= Data excerpt =
◇ ◇ ◇
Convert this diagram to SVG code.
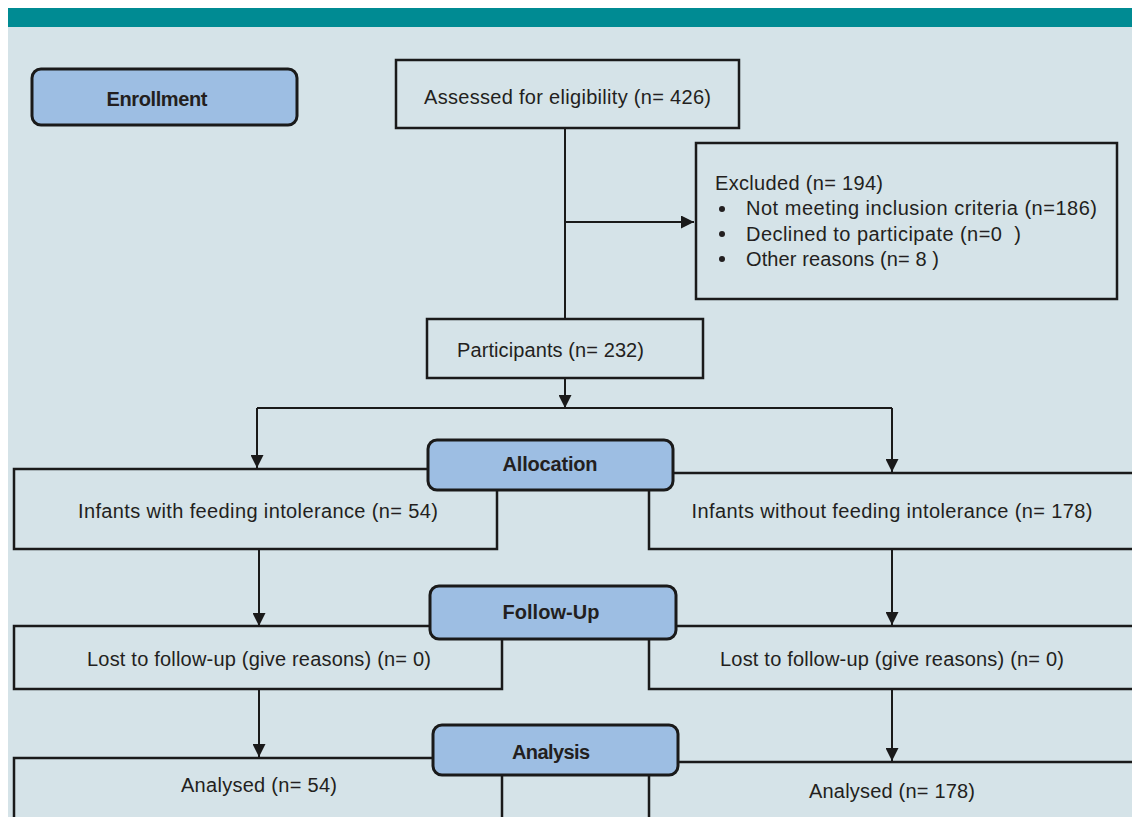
<svg xmlns="http://www.w3.org/2000/svg" width="1132" height="817" viewBox="0 0 1132 817">
<style>
.box{fill:#d5e3e8;stroke:#1a1a1a;stroke-width:2.5}
.stage{fill:#9dbee3;stroke:#1a1a1a;stroke-width:3}
.t{font-family:"Liberation Sans",Arial,sans-serif;font-size:20px;fill:#231f20}
.b{font-family:"Liberation Sans",Arial,sans-serif;font-size:20px;font-weight:bold;fill:#231f20;text-anchor:middle}
.c{text-anchor:middle}
.pre{white-space:pre}
.ln{fill:none;stroke:#1a1a1a;stroke-width:2}
</style>
<defs>
<marker id="ah" markerUnits="userSpaceOnUse" markerWidth="13" markerHeight="13" refX="13" refY="6.5" orient="auto">
<path d="M0,0 L13,6.5 L0,13 z" fill="#1a1a1a"/>
</marker>
</defs>
<rect x="0" y="0" width="1132" height="817" fill="#ffffff"/>
<rect x="8" y="8" width="1124" height="809" fill="#d5e3e8"/>
<rect x="8" y="8" width="1124" height="19" fill="#008b93"/>

<g id="connectors">
<path class="ln" d="M565,128 V319"/>
<path class="ln" d="M565,222 H694" marker-end="url(#ah)"/>
<path class="ln" d="M565,378 V408" marker-end="url(#ah)"/>
<path class="ln" d="M257,408 H892"/>
<path class="ln" d="M257,408 V468" marker-end="url(#ah)"/>
<path class="ln" d="M892,408 V472" marker-end="url(#ah)"/>
<path class="ln" d="M259,549 V626" marker-end="url(#ah)"/>
<path class="ln" d="M892,549 V625" marker-end="url(#ah)"/>
<path class="ln" d="M259,689 V757" marker-end="url(#ah)"/>
<path class="ln" d="M892,689 V761" marker-end="url(#ah)"/>
</g>

<g id="enrollment">
<rect class="stage" x="32" y="69" width="265" height="56" rx="9"/>
<text class="b" x="157" y="106" textLength="101">Enrollment</text>
</g>

<g id="assessed">
<rect class="box" x="396" y="60" width="343" height="68"/>
<text class="t" x="424" y="104" textLength="287">Assessed for eligibility (n= 426)</text>
</g>

<g id="excluded">
<rect class="box" x="696" y="143" width="421" height="156"/>
<text class="t" x="715" y="190" textLength="168">Excluded (n= 194)</text>
<circle cx="722" cy="209" r="3" fill="#231f20"/>
<text class="t" x="746" y="215" textLength="351">Not meeting inclusion criteria (n=186)</text>
<circle cx="722" cy="234" r="3" fill="#231f20"/>
<text class="t pre" x="746" y="241" textLength="275">Declined to participate (n=0  )</text>
<circle cx="722" cy="259" r="3" fill="#231f20"/>
<text class="t" x="746" y="266" textLength="193">Other reasons (n= 8 )</text>
</g>

<g id="participants">
<rect class="box" x="427" y="319" width="276" height="59"/>
<text class="t" x="457" y="357" textLength="187">Participants (n= 232)</text>
</g>

<g id="with-fi">
<rect class="box" x="14" y="469" width="483" height="80"/>
<text class="t c" x="258" y="518" textLength="360">Infants with feeding intolerance (n= 54)</text>
</g>
<g id="without-fi">
<rect class="box" x="649" y="473" width="500" height="76"/>
<text class="t c" x="892" y="518" textLength="401">Infants without feeding intolerance (n= 178)</text>
</g>
<g id="allocation">
<rect class="stage" x="428" y="440" width="245" height="50" rx="9"/>
<text class="b" x="550" y="471" textLength="95">Allocation</text>
</g>

<g id="lost-left">
<rect class="box" x="14" y="626" width="488" height="63"/>
<text class="t c" x="259" y="666" textLength="344">Lost to follow-up (give reasons) (n= 0)</text>
</g>
<g id="lost-right">
<rect class="box" x="649" y="626" width="500" height="63"/>
<text class="t c" x="892" y="666" textLength="344">Lost to follow-up (give reasons) (n= 0)</text>
</g>
<g id="followup">
<rect class="stage" x="430" y="586" width="246" height="53" rx="9"/>
<text class="b" x="551" y="619" textLength="97">Follow-Up</text>
</g>

<g id="analysed-left">
<rect class="box" x="14" y="758" width="488" height="80"/>
<text class="t c" x="259" y="792" textLength="156">Analysed (n= 54)</text>
</g>
<g id="analysed-right">
<rect class="box" x="649" y="762" width="500" height="80"/>
<text class="t c" x="892" y="798" textLength="166">Analysed (n= 178)</text>
</g>
<g id="analysis">
<rect class="stage" x="433" y="725" width="245" height="50" rx="9"/>
<text class="b" x="551" y="759" textLength="78">Analysis</text>
</g>
</svg>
◇ ◇ ◇
= Work required =
Word for word, quote the lines above. Omit the pictures.

= Task solution =
Convert this diagram to SVG code.
<svg xmlns="http://www.w3.org/2000/svg" width="1132" height="817" viewBox="0 0 1132 817">
<style>
.box{fill:#d5e3e8;stroke:#1a1a1a;stroke-width:2.5}
.stage{fill:#9dbee3;stroke:#1a1a1a;stroke-width:3}
.t{font-family:"Liberation Sans",Arial,sans-serif;font-size:20px;fill:#231f20}
.b{font-family:"Liberation Sans",Arial,sans-serif;font-size:20px;font-weight:bold;fill:#231f20;text-anchor:middle}
.c{text-anchor:middle}
.pre{white-space:pre}
.ln{fill:none;stroke:#1a1a1a;stroke-width:2}
</style>
<defs>
<marker id="ah" markerUnits="userSpaceOnUse" markerWidth="13" markerHeight="13" refX="13" refY="6.5" orient="auto">
<path d="M0,0 L13,6.5 L0,13 z" fill="#1a1a1a"/>
</marker>
</defs>
<rect x="0" y="0" width="1132" height="817" fill="#ffffff"/>
<rect x="8" y="8" width="1124" height="809" fill="#d5e3e8"/>
<rect x="8" y="8" width="1124" height="19" fill="#008b93"/>

<g id="connectors">
<path class="ln" d="M565,128 V319"/>
<path class="ln" d="M565,222 H694" marker-end="url(#ah)"/>
<path class="ln" d="M565,378 V408" marker-end="url(#ah)"/>
<path class="ln" d="M257,408 H892"/>
<path class="ln" d="M257,408 V468" marker-end="url(#ah)"/>
<path class="ln" d="M892,408 V472" marker-end="url(#ah)"/>
<path class="ln" d="M259,549 V626" marker-end="url(#ah)"/>
<path class="ln" d="M892,549 V625" marker-end="url(#ah)"/>
<path class="ln" d="M259,689 V757" marker-end="url(#ah)"/>
<path class="ln" d="M892,689 V761" marker-end="url(#ah)"/>
</g>

<g id="enrollment">
<rect class="stage" x="32" y="69" width="265" height="56" rx="9"/>
<text class="b" x="157" y="106" textLength="101">Enrollment</text>
</g>

<g id="assessed">
<rect class="box" x="396" y="60" width="343" height="68"/>
<text class="t" x="424" y="104" textLength="287">Assessed for eligibility (n= 426)</text>
</g>

<g id="excluded">
<rect class="box" x="696" y="143" width="421" height="156"/>
<text class="t" x="715" y="190" textLength="168">Excluded (n= 194)</text>
<circle cx="722" cy="209" r="3" fill="#231f20"/>
<text class="t" x="746" y="215" textLength="351">Not meeting inclusion criteria (n=186)</text>
<circle cx="722" cy="234" r="3" fill="#231f20"/>
<text class="t pre" x="746" y="241" textLength="275">Declined to participate (n=0  )</text>
<circle cx="722" cy="259" r="3" fill="#231f20"/>
<text class="t" x="746" y="266" textLength="193">Other reasons (n= 8 )</text>
</g>

<g id="participants">
<rect class="box" x="427" y="319" width="276" height="59"/>
<text class="t" x="457" y="357" textLength="187">Participants (n= 232)</text>
</g>

<g id="with-fi">
<rect class="box" x="14" y="469" width="483" height="80"/>
<text class="t c" x="258" y="518" textLength="360">Infants with feeding intolerance (n= 54)</text>
</g>
<g id="without-fi">
<rect class="box" x="649" y="473" width="500" height="76"/>
<text class="t c" x="892" y="518" textLength="401">Infants without feeding intolerance (n= 178)</text>
</g>
<g id="allocation">
<rect class="stage" x="428" y="440" width="245" height="50" rx="9"/>
<text class="b" x="550" y="471" textLength="95">Allocation</text>
</g>

<g id="lost-left">
<rect class="box" x="14" y="626" width="488" height="63"/>
<text class="t c" x="259" y="666" textLength="344">Lost to follow-up (give reasons) (n= 0)</text>
</g>
<g id="lost-right">
<rect class="box" x="649" y="626" width="500" height="63"/>
<text class="t c" x="892" y="666" textLength="344">Lost to follow-up (give reasons) (n= 0)</text>
</g>
<g id="followup">
<rect class="stage" x="430" y="586" width="246" height="53" rx="9"/>
<text class="b" x="551" y="619" textLength="97">Follow-Up</text>
</g>

<g id="analysed-left">
<rect class="box" x="14" y="758" width="488" height="80"/>
<text class="t c" x="259" y="792" textLength="156">Analysed (n= 54)</text>
</g>
<g id="analysed-right">
<rect class="box" x="649" y="762" width="500" height="80"/>
<text class="t c" x="892" y="798" textLength="166">Analysed (n= 178)</text>
</g>
<g id="analysis">
<rect class="stage" x="433" y="725" width="245" height="50" rx="9"/>
<text class="b" x="551" y="759" textLength="78">Analysis</text>
</g>
</svg>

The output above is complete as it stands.